Monday, May 23, 2022
(Family Features) Power up for summer adventures by shaking up your snacking routine with homemade recipes inspired by childhood favorites.Tasty and versatile, California walnuts are easy to swap into your favorite snack recipes and work hard to keep you energized and full. Kick off summer with some irresistible plant-forward Walnut Chorizo Pizza Bites and Strawberry Walnut Hand Pies for delicious summer snacks loaded with the nutrition benefits of walnuts.
Visit walnuts.org/snacking for more snack recipes.
Strawberry Walnut Hand Pies
Dough:
1/4 cup California walnuts
1 1/4 cups all-purpose flour
1 teaspoon cane sugar
1/4 teaspoon salt
7 tablespoons cold unsalted butter, cubed
4-5 tablespoons ice cold water
1 egg, beaten
Strawberry Walnut Filling:
1 cup strawberries, tops removed, halved
1 tablespoon fresh lemon juice
1 teaspoon cornstarch
2 tablespoons cane sugar
1/3 cup finely chopped California walnuts
Frosting:
1/2 cup powdered sugar
2 tablespoons 2% milk
1/2 teaspoon beetroot powder
2 tablespoons finely chopped California walnuts
To make dough: In a food processor, pulse walnuts until fine and evenly ground.
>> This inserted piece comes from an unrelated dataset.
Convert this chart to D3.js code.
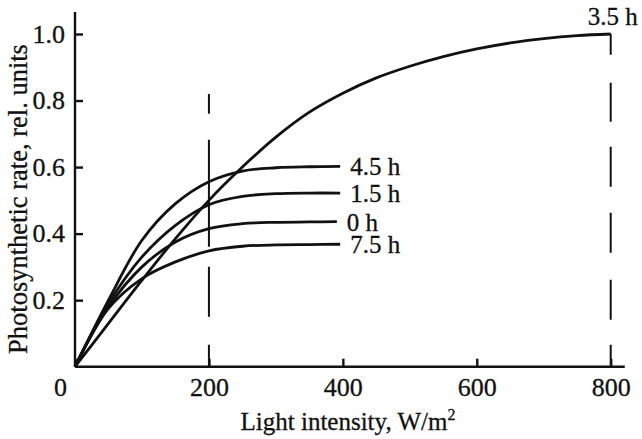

Add flour, sugar and salt to ground walnuts; pulse to combine. Add cubed butter; pulse until butter is in small pieces. Add cold water 1 tablespoon at a time, pulsing while adding, until dough starts sticking together.
Transfer dough to a clean surface; shape into two 4-inch discs. Wrap with plastic wrap and refrigerate for 1 hour.
To make filling: In a food processor, pulse strawberries and lemon juice until slightly chunky.
Transfer to saucepan and gradually whisk in cornstarch until dissolved. Stir in sugar.
Heat over low heat until sugar dissolves, about 3 minutes. Turn heat off and stir in chopped walnuts. Transfer mixture to a small bowl; refrigerate.
To assemble hand pies: Remove one dough disc from the refrigerator. Lightly flour work surface and rolling pin. Roll out dough into a large rectangle. Slice dough into six 4-by-2-inch rectangles. Place on a parchment paper-lined baking sheet.
In a bowl, mix water and egg. Brush perimeter of dough rectangles with egg wash. Place 1 tablespoon filling on the center of the dough.
Roll out the second dough disc, creating six rectangles of dough. Place on top of jam and crimp edges with fork to seal. Freeze hand pies for 20 minutes.
Preheat the oven to 375 F.
Trim uneven edges of dough with a sharp knife and brush tops and sides with egg wash.
Bake for 20-24 minutes until golden brown around the edges. Cool at room temperature 5 minutes on a baking sheet then transfer to a wire cooling rack until completely cooled.
To make frosting: In a bowl, whisk sugar, milk and beetroot powder until thick but smooth. Drizzle frosting over hand pies and top with chopped walnuts. Cool for 15 minutes, or until frosting is set.
Walnut Chorizo Pizza Bites
Walnut Chorizo:
1 1/2 cups California walnuts
1 cup pinto beans, drained and rinsed
2 tablespoons lime juice
1 teaspoon smoked paprika
1/2 teaspoon dried oregano
1/2 teaspoon cumin
1/2 teaspoon chipotle powder
1/2 teaspoon salt
1/4 teaspoon garlic powder
1 tablespoon olive oil
Pizza Bites:
3 tablespoons olive oil
1 cup sliced sweet onion
5 mini bagels
1 large zucchini, sliced 1/2 inch (10 slices)
1 cup marinara sauce
1 cup walnut chorizo
1/2 cup crumbled goat cheese
1/2 cup chopped basil
To make walnut chorizo: In a food processor, pulse walnuts until finely crumbled. Transfer to a mixing bowl.
In a food processor, pulse pinto beans, lime juice, paprika, oregano, cumin, chipotle powder, salt and garlic powder until mixture resembles ground meat. Stir bean mixture with walnut pieces.
In a medium skillet over medium heat, heat olive oil. Add walnut chorizo and cook 5-7 minutes until lightly browned, using spatula to break into crumbles.
To make pizza bites: In a pan over medium heat, heat olive oil and add onion. Cook, stirring occasionally, 15-20 minutes until onion is soft and golden brown.
Preheat the oven to 375 F. Line two baking sheets with parchment paper. Halve bagels and place on a baking sheet. Place zucchini slices on a second baking sheet.
Top each bagel and zucchini slice with 1 tablespoon marinara; spread with the back of the spoon. Add 1 tablespoon walnut chorizo crumbles to each bagel and zucchini slice. Sprinkle it with caramelized onion and goat cheese.
Bake for 10 minutes.
Cool for 5 minutes on baking sheets. Top with basil.